Insecure saat ini menjadi sebuah istilah yang populer digunakan untuk memaknai rasa tidak percaya diri seseorang. Ketidakpercayaan diri tersebut dapat terbentuk jika seseorang mulai membanding-bandingkan dirinya sendiri dengan orang lain, atau muncul saat ia merasa kurang memenuhi ekspektasi dan standar sosial. Jika diamati, pemahaman kita terhadap insecure secara umum dilihat dalam sudut pandang yang negatif. Lantas, bisakah insecure dilihat dari sudut pandang positif? Bisakah seseorang berdamai dengan rasa tidak percaya dirinya?

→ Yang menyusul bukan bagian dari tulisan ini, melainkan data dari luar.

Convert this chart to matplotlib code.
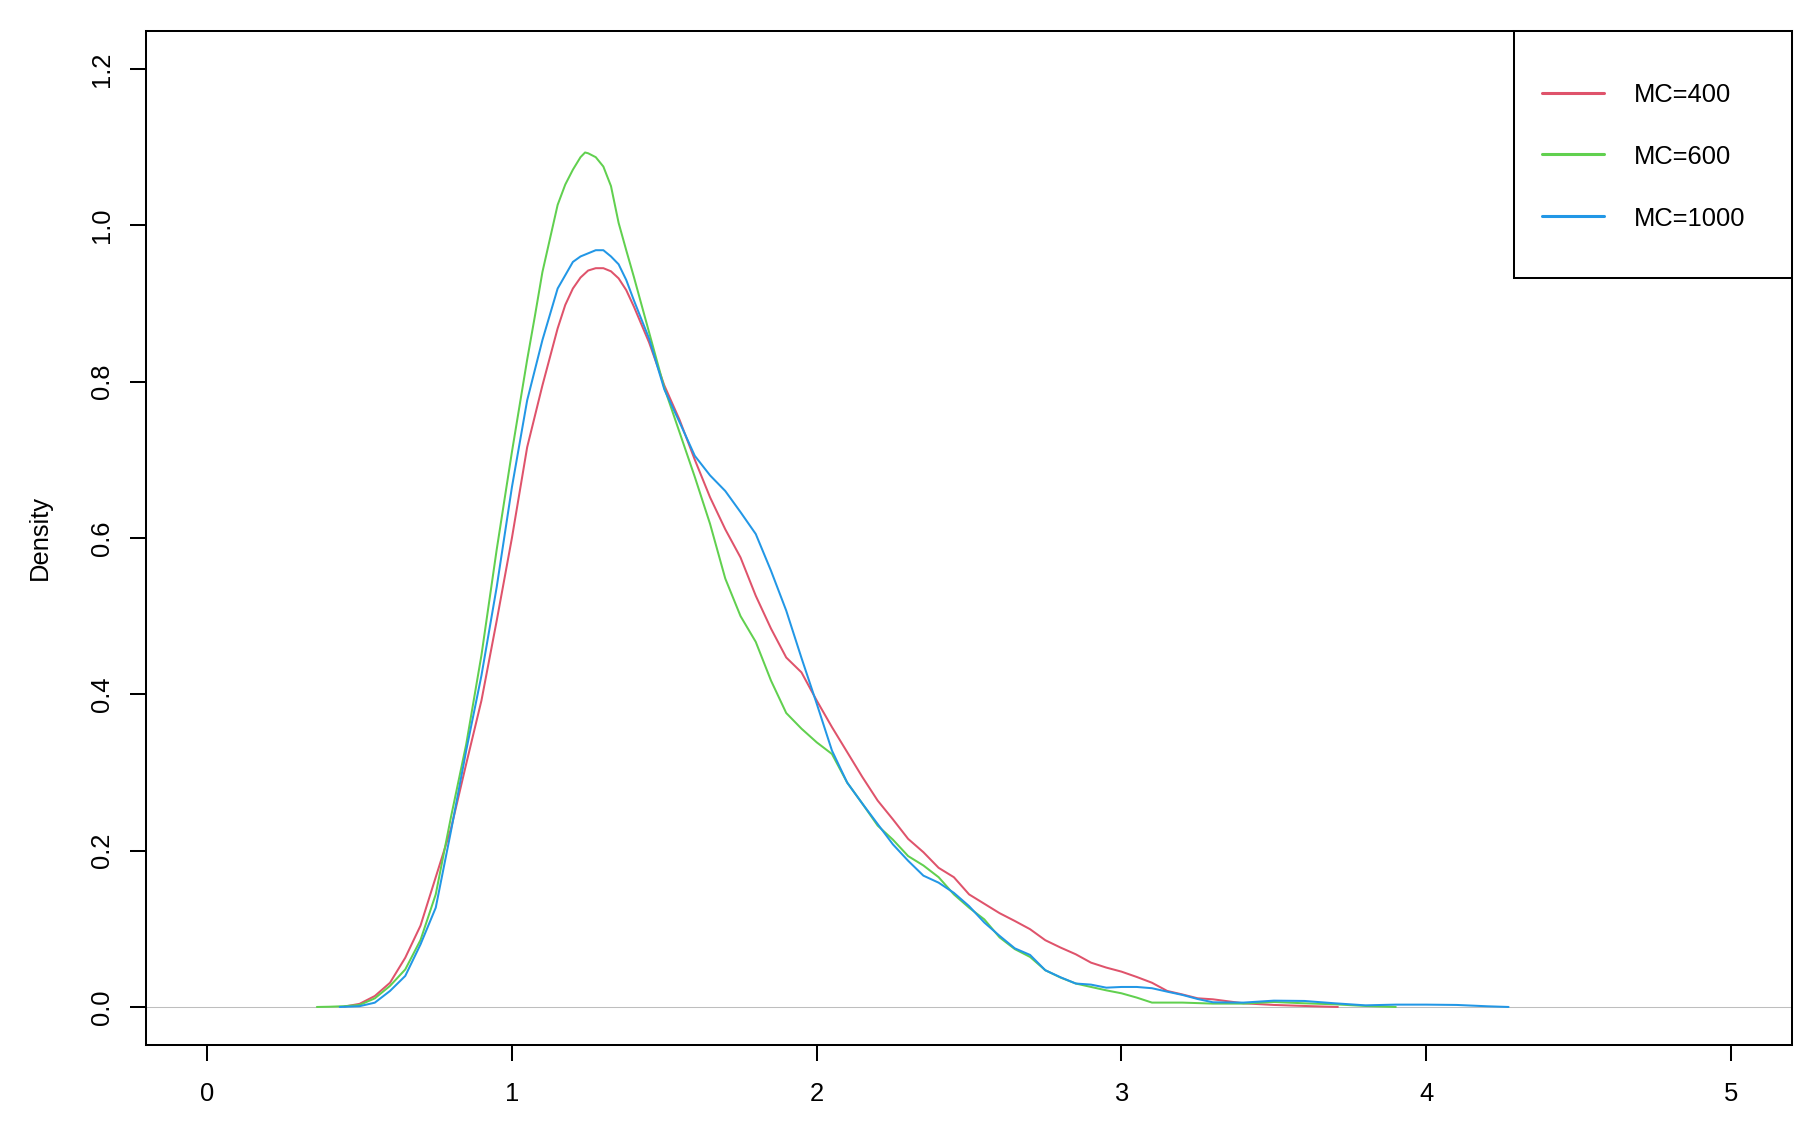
import matplotlib
matplotlib.use("Agg")
import matplotlib.pyplot as plt
from matplotlib.patches import Rectangle

plt.rcParams['font.family'] = ['Liberation Sans', 'DejaVu Sans']

# ---------------- data ----------------
series_labels = ["MC=400", "MC=600", "MC=1000"]
series_colors = ["#DF536B", "#61D04F", "#2297E6"]

x_mc400 = [0.45, 0.5, 0.55, 0.6, 0.65, 0.7, 0.75, 0.8, 0.85, 0.9, 0.95, 1.0, 1.05, 1.1,
           1.15, 1.175, 1.2, 1.225, 1.25, 1.275, 1.3, 1.325, 1.35, 1.375, 1.4, 1.45, 1.5,
           1.55, 1.6, 1.65, 1.7, 1.75, 1.8,
           1.85, 1.9, 1.95, 2.0, 2.05, 2.1, 2.15, 2.2, 2.25, 2.3, 2.35, 2.4, 2.45, 2.5,
           2.55, 2.6, 2.65, 2.7, 2.75, 2.8, 2.85, 2.9, 2.95, 3.0, 3.05, 3.1, 3.15, 3.2,
           3.25, 3.3, 3.4, 3.5, 3.6, 3.71]
y_mc400 = [0.0005, 0.004, 0.014, 0.031, 0.063, 0.104, 0.166, 0.228, 0.311, 0.392, 0.494,
           0.600, 0.716, 0.795, 0.868, 0.898, 0.919, 0.933, 0.942, 0.945, 0.945, 0.941,
           0.932, 0.917, 0.896, 0.850, 0.795,
           0.751, 0.700, 0.652, 0.611, 0.575, 0.526, 0.484, 0.447, 0.428, 0.392, 0.358,
           0.326, 0.294, 0.264, 0.240, 0.215, 0.198, 0.178, 0.166, 0.144, 0.132, 0.120,
           0.110, 0.0995, 0.0854, 0.076, 0.0674, 0.0567, 0.0504, 0.0452, 0.0384, 0.031,
           0.0205, 0.016, 0.0111, 0.0098, 0.0047, 0.0026, 0.0013, 0.0]

x_mc600 = [0.36, 0.4, 0.45, 0.5, 0.55, 0.6, 0.65, 0.7, 0.75, 0.8, 0.85, 0.9, 0.95, 1.0,
           1.05, 1.075, 1.1, 1.125, 1.15, 1.175, 1.2, 1.225, 1.24, 1.25, 1.275, 1.3,
           1.325, 1.35, 1.375, 1.4, 1.45, 1.5, 1.55, 1.6, 1.65, 1.7,
           1.75, 1.8, 1.85, 1.9, 1.95, 2.0, 2.05, 2.1, 2.15, 2.2, 2.25, 2.3, 2.35, 2.4,
           2.45, 2.5, 2.55, 2.6, 2.65, 2.7, 2.75, 2.8, 2.85, 2.9, 2.95, 3.0, 3.05, 3.1,
           3.2, 3.3, 3.4, 3.5, 3.6, 3.7, 3.8, 3.9]
y_mc600 = [0.0, 0.0003, 0.001, 0.0026, 0.011, 0.027, 0.048, 0.0856, 0.144, 0.243, 0.336,
           0.450, 0.585, 0.710, 0.828, 0.883, 0.940, 0.983, 1.026, 1.052, 1.071, 1.087,
           1.093, 1.092, 1.087, 1.075, 1.050, 1.003, 0.968, 0.934,
           0.863, 0.792, 0.735, 0.678, 0.618, 0.548, 0.500, 0.467, 0.4175, 0.376, 0.356,
           0.3385, 0.3236, 0.287, 0.260, 0.232, 0.214, 0.193, 0.181, 0.166, 0.144, 0.127,
           0.112, 0.089, 0.074, 0.064, 0.047, 0.0376, 0.030, 0.0256, 0.0213, 0.0175,
           0.012, 0.0056, 0.0056, 0.0043, 0.0043, 0.0064, 0.0047, 0.0034, 0.0013, 0.0]

x_mc1000 = [0.435, 0.5, 0.55, 0.6, 0.65, 0.7, 0.75, 0.8, 0.85, 0.9, 0.95, 1.0, 1.05, 1.1,
            1.15, 1.175, 1.2, 1.225, 1.25, 1.275, 1.3, 1.325, 1.35, 1.375, 1.4, 1.45,
            1.5, 1.55, 1.6, 1.65, 1.7, 1.75, 1.8,
            1.85, 1.9, 1.95, 2.0, 2.05, 2.1, 2.15, 2.2, 2.25, 2.3, 2.35, 2.4, 2.45, 2.5,
            2.55, 2.6, 2.65, 2.7, 2.75, 2.8, 2.85, 2.9, 2.95, 3.0, 3.05, 3.1, 3.15, 3.2,
            3.25, 3.3, 3.4, 3.5, 3.6, 3.7, 3.8, 3.9, 4.0, 4.1, 4.2, 4.27]
y_mc1000 = [0.0, 0.001, 0.0055, 0.0205, 0.0397, 0.080, 0.127, 0.225, 0.328, 0.424, 0.537,
            0.665, 0.776, 0.853, 0.919, 0.936, 0.953, 0.960, 0.964, 0.968, 0.968, 0.960,
            0.950, 0.930, 0.904, 0.855, 0.790,
            0.748, 0.705, 0.680, 0.660, 0.633, 0.605, 0.558, 0.507, 0.4465, 0.388, 0.328,
            0.287, 0.260, 0.234, 0.208, 0.187, 0.168, 0.159, 0.146, 0.129, 0.108, 0.091,
            0.075, 0.0666, 0.047, 0.038, 0.030, 0.0286, 0.0247, 0.0256, 0.0256, 0.024,
            0.0196, 0.0154, 0.0102, 0.006, 0.0056, 0.0081, 0.0077, 0.0047, 0.0021, 0.003,
            0.003, 0.0026, 0.0009, 0.0]

x_ticks = [0, 1, 2, 3, 4, 5]
x_tick_labels = ["0", "1", "2", "3", "4", "5"]
y_ticks = [0.0, 0.2, 0.4, 0.6, 0.8, 1.0, 1.2]
y_tick_labels = ["0.0", "0.2", "0.4", "0.6", "0.8", "1.0", "1.2"]
y_axis_label = "Density"

# ---------------- figure ----------------
FS = 18.4
LW = 1.45

fig = plt.figure(figsize=(18.19, 11.22), dpi=100)
ax = fig.add_axes([0.08037, 0.06907, 0.90479, 0.90303])
ax.set_xlim(-0.2, 5.2)
ax.set_ylim(-0.048, 1.248)

ax.axhline(0, color="#BEBEBE", lw=0.75, zorder=1)

xs = [x_mc400, x_mc600, x_mc1000]
ys = [y_mc400, y_mc600, y_mc1000]
for i, (xv, yv) in enumerate(zip(xs, ys)):
    ax.plot(xv, yv, color=series_colors[i], lw=LW, solid_joinstyle="round",
            solid_capstyle="round", zorder=2 + i, label=series_labels[i])

for s in ax.spines.values():
    s.set_linewidth(LW)
    s.set_color("black")

ax.set_xticks(x_ticks)
ax.set_xticklabels(x_tick_labels, fontsize=FS)
ax.set_yticks(y_ticks)
ax.set_yticklabels(y_tick_labels, fontsize=FS, rotation=90, va="center")
ax.tick_params(axis="both", direction="out", length=11.5, width=LW, color="black")
ax.tick_params(axis="x", pad=15.6)
ax.tick_params(axis="y", pad=11.7)

ax.set_ylabel(y_axis_label, fontsize=FS)
ax.yaxis.set_label_coords(-0.0571, 0.5)

# ---------------- legend (R-style box) ----------------
leg_x0, leg_y0, leg_w, leg_h = 0.8311, 0.7565, 0.1689, 0.2435
ax.add_patch(Rectangle((leg_x0, leg_y0), leg_w, leg_h, transform=ax.transAxes,
                       facecolor="white", edgecolor="black", lw=LW, zorder=10,
                       clip_on=False))
row_y = [0.9394, 0.8786, 0.8177]
for i in range(3):
    ax.plot([0.8479, 0.8858], [row_y[i], row_y[i]], transform=ax.transAxes,
            color=series_colors[i], lw=2.2, solid_capstyle="round", zorder=11,
            clip_on=False)
    ax.text(0.9040, row_y[i], series_labels[i], transform=ax.transAxes,
            fontsize=FS, ha="left", va="center_baseline", zorder=12)

fig.savefig("out.png", dpi=100, facecolor="white")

Sepenggal kisah ini adalah awal dari bangkitnya rasa tidak percaya diri (insecure) pada diriku sendiri, yaitu sejak memasuki sekolah menengah pertama. Aku ingin mengajak kalian terlebih dahulu untuk kembali ke masa di saat diriku masih di sekolah dasar, saat itu merupakan masa keemasan. Aku cukup terbilang sering menorehkan prestasi, terbiasa menjadi yang pertama, terbiasa dipuji, dan terbiasa pula mendapat tatapan iri dari teman-teman maupun tetangga yang sering membandingkan anaknya dengan diriku. Meskipun prestasiku tergolong hal biasa jika dibandingkan dengan prestasi seabrek orang-orang di daerah lain yang lebih maju, di daerahku pencapaianku menjadi sebuah kehormatan bagi anak seusiaku waktu itu.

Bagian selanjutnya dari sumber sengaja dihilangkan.